Dans son livre My Journey at the Nuclear Brink (Stanford Security Studies, 2015), William J. Perry, qui a été secrétaire de la Défense dans le gouvernement américain de 1994 à 1997, raconte que, lorsque le secrétaire au Département d’État Richard Holbrooke a proposé au président Clinton d’étendre la sphère d’influence de l’OTAN en y incluant la Pologne, la Hongrie, la République tchèque et les États baltes, un groupe de 50 proéminents leaders américains, provenant à la fois des milieux conservateurs et libéraux, ont signé une lettre adressée au président Clinton s’opposant à l’expansion de l’OTAN.

 

Ils voyaient dans cette expansion une provocation qui compromettrait les progrès réalisés alors dans la réduction des arsenaux russes et américains de missiles de longue portée et d’armes chimiques, dans le cadre de l’accord SALT II.

 

L’année 1996 a constitué un tournant dans les relations américano-russes.
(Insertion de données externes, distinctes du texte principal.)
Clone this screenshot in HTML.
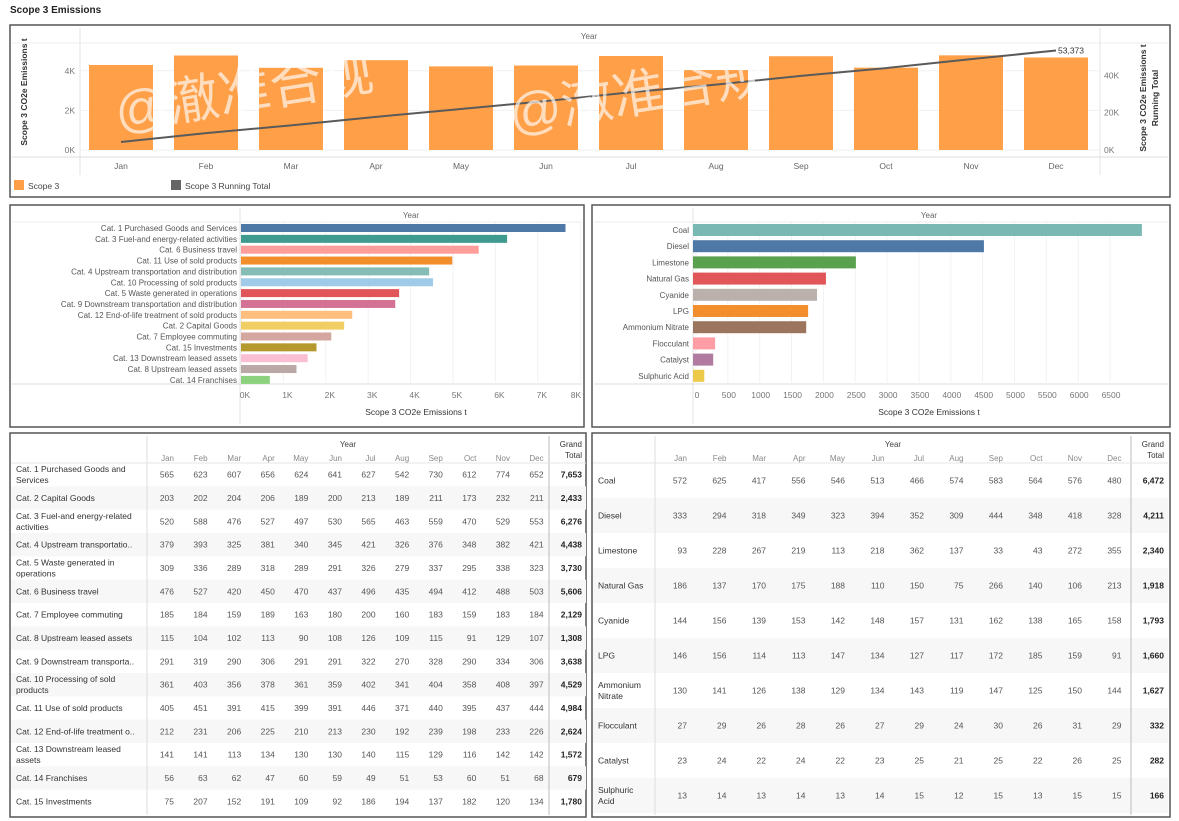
<!DOCTYPE html>
<html><head><meta charset="utf-8">
<style>
html,body{margin:0;padding:0;background:#fff;}
svg{display:block;font-family:"Liberation Sans","Noto Sans CJK SC",sans-serif;}
</style></head>
<body>
<svg id="s" width="1179" height="821" viewBox="0 0 1179 821">
<text x="10" y="13" font-size="10" font-weight="bold" fill="#222">Scope 3 Emissions</text>
</svg>
<script>
const months = ['Jan','Feb','Mar','Apr','May','Jun','Jul','Aug','Sep','Oct','Nov','Dec'];
const catLabels = ['Cat. 1 Purchased Goods and\nServices','Cat. 2 Capital Goods','Cat. 3 Fuel-and energy-related\nactivities','Cat. 4 Upstream transportatio..','Cat. 5 Waste generated in\noperations','Cat. 6 Business travel','Cat. 7 Employee commuting','Cat. 8 Upstream leased assets','Cat. 9 Downstream transporta..','Cat. 10 Processing of sold\nproducts','Cat. 11 Use of sold products','Cat. 12 End-of-life treatment o..','Cat. 13 Downstream leased\nassets','Cat. 14 Franchises','Cat. 15 Investments'];
const catValues = [
[565,623,607,656,624,641,627,542,730,612,774,652],
[203,202,204,206,189,200,213,189,211,173,232,211],
[520,588,476,527,497,530,565,463,559,470,529,553],
[379,393,325,381,340,345,421,326,376,348,382,421],
[309,336,289,318,289,291,326,279,337,295,338,323],
[476,527,420,450,470,437,496,435,494,412,488,503],
[185,184,159,189,163,180,200,160,183,159,183,184],
[115,104,102,113,90,108,126,109,115,91,129,107],
[291,319,290,306,291,291,322,270,328,290,334,306],
[361,403,356,378,361,359,402,341,404,358,408,397],
[405,451,391,415,399,391,446,371,440,395,437,444],
[212,231,206,225,210,213,230,192,239,198,233,226],
[141,141,113,134,130,130,140,115,129,116,142,142],
[56,63,62,47,60,59,49,51,53,60,51,68],
[75,207,152,191,109,92,186,194,137,182,120,134]];
const catTotals = ['7,653','2,433','6,276','4,438','3,730','5,606','2,129','1,308','3,638','4,529','4,984','2,624','1,572','679','1,780'];
const barCats = ['Cat. 1 Purchased Goods and Services','Cat. 3 Fuel-and energy-related activities','Cat. 6 Business travel','Cat. 11 Use of sold products','Cat. 4 Upstream transportation and distribution','Cat. 10 Processing of sold products','Cat. 5 Waste generated in operations','Cat. 9 Downstream transportation and distribution','Cat. 12 End-of-life treatment of sold products','Cat. 2 Capital Goods','Cat. 7 Employee commuting','Cat. 15 Investments','Cat. 13 Downstream leased assets','Cat. 8 Upstream leased assets','Cat. 14 Franchises'];
const barCatValues = [7653,6276,5606,4984,4438,4529,3730,3638,2624,2433,2129,1780,1572,1308,679];
const barCatColors = ['#4e79a7','#3f9a8f','#ff9d9a','#f28e2b','#86bcb6','#a0cbe8','#e15759','#d37295','#ffbe7d','#f1ce63','#d4a6a0','#b6992d','#fabfd2','#b9a8a5','#8cd17d'];
const catTicks = ['0K','1K','2K','3K','4K','5K','6K','7K','8K'];
const fuelLabels = ['Coal','Diesel','Limestone','Natural Gas','Cyanide','LPG','Ammonium\nNitrate','Flocculant','Catalyst','Sulphuric\nAcid'];
const fuelBarLabels = ['Coal','Diesel','Limestone','Natural Gas','Cyanide','LPG','Ammonium Nitrate','Flocculant','Catalyst','Sulphuric Acid'];
const fuelBarValues = [7000,4520,2510,2040,1900,1760,1730,300,270,130];
const fuelColors = ['#7ab8b3','#4e79a7','#59a14f','#e15759','#bab0ac','#f28e2b','#9c755f','#ff9da7','#b07aa1','#edc948'];
const fuelTicks = [0,500,1000,1500,2000,2500,3000,3500,4000,4500,5000,5500,6000,6500];
const fuelValues = [
[572,625,417,556,546,513,466,574,583,564,576,480],
[333,294,318,349,323,394,352,309,444,348,418,328],
[93,228,267,219,113,218,362,137,33,43,272,355],
[186,137,170,175,188,110,150,75,266,140,106,213],
[144,156,139,153,142,148,157,131,162,138,165,158],
[146,156,114,113,147,134,127,117,172,185,159,91],
[130,141,126,138,129,134,143,119,147,125,150,144],
[27,29,26,28,26,27,29,24,30,26,31,29],
[23,24,22,24,22,23,25,21,25,22,26,25],
[13,14,13,14,13,14,15,12,15,13,15,15]];
const fuelTotals = ['6,472','4,211','2,340','1,918','1,793','1,660','1,627','332','282','166'];
const topTicksLeft = ['0K','2K','4K'];
const topTicksRight = ['0K','20K','40K'];

const NS='http://www.w3.org/2000/svg';
const svg=document.getElementById('s');
function mk(tag,attrs,parent){const e=document.createElementNS(NS,tag);for(const k in attrs)e.setAttribute(k,attrs[k]);(parent||svg).appendChild(e);return e;}
function txt(x,y,s,size,fill,anchor,weight){const e=mk('text',{x:x,y:y,'font-size':size,fill:fill,'text-anchor':anchor||'start','font-weight':weight||'normal'});
 const lines=String(s).split('\n');if(lines.length==1){e.textContent=s;}else{lines.forEach((l,i)=>{const t=mk('tspan',{x:x,dy:i==0?-(lines.length-1)*5.5:11},e);t.textContent=l;});}return e;}
function line(x1,y1,x2,y2,c,w){return mk('line',{x1:x1,y1:y1,x2:x2,y2:y2,stroke:c,'stroke-width':w||1});}

[[10,25,1160,172,'top-panel'],[10,205,574,222,'category-chart-panel'],[592,205,578,222,'fuel-chart-panel'],[10,433,576,384,'category-table-panel'],[592,433,578,384,'fuel-table-panel']].forEach(p=>{
 const r=mk('rect',{x:p[0],y:p[1],width:p[2],height:p[3],fill:'#fff',stroke:'#555','stroke-width':1.5});
 
 
});

// top chart
const monthTotals = months.map((m,i)=>catValues.reduce((a,r)=>a+r[i],0));
const yL = v=>150 - v/1000*19.8;
const yR = v=>150 - v/1000*1.865;
const xM = i=>121 + i*85;
line(80,28,80,175,'#e3e3e3');line(1100,28,1100,175,'#e3e3e3');
line(12,43,1168,43,'#ececec');line(12,157,1168,157,'#ddd');
[0,2000,4000].forEach(v=>line(80,yL(v),1100,yL(v),'#f0f0f0'));
txt(589,39,'Year',8,'#666','middle');
topTicksLeft.forEach((t,i)=>txt(75,yL(i*2000)+3,t,8.5,'#777','end'));
topTicksRight.forEach((t,i)=>txt(1104,yR(i*20000)+3,t,8.5,'#777','start'));
const lt=txt(0,0,'Scope 3 CO2e Emissions t',8.5,'#333','middle','bold');lt.setAttribute('transform','translate(27,92) rotate(-90)');
const rt1=txt(0,0,'Scope 3 CO2e Emissions t',8.5,'#333','middle','bold');rt1.setAttribute('transform','translate(1146,98) rotate(-90)');
const rt2=txt(0,0,'Running Total',8.5,'#333','middle','bold');rt2.setAttribute('transform','translate(1158,98) rotate(-90)');
let run=0;const pts=[];
monthTotals.forEach((v,i)=>{
 const b=mk('rect',{x:xM(i)-32,y:yL(v),width:64,height:150-yL(v),fill:'#ff9f47'});
 
 
 const t=txt(xM(i),169,months[i],8.5,'#666','middle');
 
 
 run+=v;pts.push([xM(i),yR(run)]);
});
const pl=mk('polyline',{points:pts.map(p=>p.join(',')).join(' '),fill:'none',stroke:'#5a5a5a','stroke-width':2});


txt(pts[11][0]+2,pts[11][1]+3,run.toLocaleString('en-US'),8.5,'#333','start');
[[118,130,'@澈准合规'],[512,132,'@澈准合规']].forEach(w=>{
 const t=txt(0,0,w[2],52,'#fff','start');t.setAttribute('transform','translate('+w[0]+','+w[1]+') rotate(-9)');t.setAttribute('opacity','0.65');
 
 
});
const l1=mk('rect',{x:14,y:180,width:10,height:10,fill:'#ff9f47'});


txt(28,189,'Scope 3',8.5,'#444');
const l2=mk('rect',{x:171,y:180,width:10,height:10,fill:'#666'});


txt(185,189,'Scope 3 Running Total',8.5,'#444');

// category bar chart
const xC = v=>241 + v/1000*42.4;
line(240,208,240,424,'#e3e3e3');line(12,222,582,222,'#ececec');line(12,384,582,384,'#ddd');
txt(411,218,'Year',8,'#666','middle');
catTicks.forEach((t,i)=>{line(xC(i*1000),222,xC(i*1000),384,'#f2f2f2');txt(Math.min(xC(i*1000)+4,576),398,t,8.5,'#777','middle');});
txt(416,415,'Scope 3 CO2e Emissions t',8.5,'#333','middle');
barCats.forEach((c,i)=>{
 const y=224+i*10.85;
 const b=mk('rect',{x:241,y:y,width:xC(barCatValues[i])-241,height:8,fill:barCatColors[i]});
 
 
 txt(237,y+7,c,8,'#555','end');
});

// fuel bar chart
const xF = v=>696 + v/1000*63.7;
line(693,208,693,424,'#e3e3e3');line(594,222,1168,222,'#ececec');line(594,384,1168,384,'#ddd');
txt(929,218,'Year',8,'#666','middle');
fuelTicks.forEach(t=>{line(xF(t),222,xF(t),384,'#f2f2f2');txt(xF(t)+1,398,t,8.5,'#777','middle');});
txt(929,415,'Scope 3 CO2e Emissions t',8.5,'#333','middle');
fuelBarLabels.forEach((c,i)=>{
 const y=224+i*16.2;
 const b=mk('rect',{x:693,y:y,width:xF(fuelBarValues[i])-693,height:12,fill:fuelColors[i]});
 
 
 txt(689,y+9,c,8,'#555','end');
});

// tables
function table(x0,labelW,colX,colStep,gtX,sepX,rowH,labels,vals,totals,name){
 const y0=463;
 labels.forEach((l,i)=>{
  if(i%2==1){mk('rect',{x:x0+1,y:y0+i*rowH,width:(gtX+4)-x0-1,height:rowH,fill:'#f7f7f7'});}
 });
 line(labelW,436,labelW,815,'#ddd');line(sepX,436,sepX,815,'#bbb');
 line(x0+1,y0,gtX+4,y0,'#e5e5e5');
 txt((labelW+sepX)/2,447,'Year',8,'#444','middle');
 months.forEach((m,j)=>txt(colX+j*colStep+6,461,m,8,'#888','end'));
 txt(gtX,447,'Grand',8,'#333','end');txt(gtX,458,'Total',8,'#333','end');
 labels.forEach((l,i)=>{
  const cy=y0+i*rowH+rowH/2+3;
  const t=txt(x0+6,cy,l,8.5,'#333','start','normal');
  
  
  vals[i].forEach((v,j)=>txt(colX+j*colStep+6,cy,v,8.5,'#555','end'));
  txt(gtX,cy,totals[i],8.5,'#222','end','bold');
 });
}
table(10,147,168,33.6,582,549,23.33,catLabels,catValues,catTotals,'category-table');
table(592,655,681,39.5,1164,1131,35,fuelLabels,fuelValues,fuelTotals,'fuel-table');
</script>
</body></html>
Perry fut le seul membre de l’administration Clinton à s’opposer à la décision du président Clinton d’accueillir dans l’OTAN la Pologne, la Hongrie et la République tchèque. Plus tard, George W. Bush poursuivit cette expansion de l’OTAN jusqu’aux frontières de la Russie.

 

Contrairement à son fils Justin, Pierre Elliott Trudeau a déployé en son temps beaucoup d’efforts pour doter le Canada d’une politique étrangère qui ne soit pas complètement inféodée à la politique américaine, en reconnaissant Cuba et la Chine et en soignant ses relations avec la Russie.

 

En 1969, en pleine guerre froide, il a même envisagé de suivre l’exemple du général de Gaulle et de sortir de l’OTAN. Finalement, il retira de l’Europe la moitié des forces canadiennes qui y étaient stationnées.

 

En 1983-1984, Trudeau père mènera une initiative de paix auprès des dirigeants de plusieurs pays de l’Est et de l’Ouest pour les persuader de négocier la réduction des armes nucléaires afin de diminuer les tensions causées par la guerre froide. Cette initiative lui vaudra le prix Albert-Einstein. Trudeau père n’a pas craint de s’opposer au président Nixon. Trudeau fils s’est fait enfirouaper par le président Obama.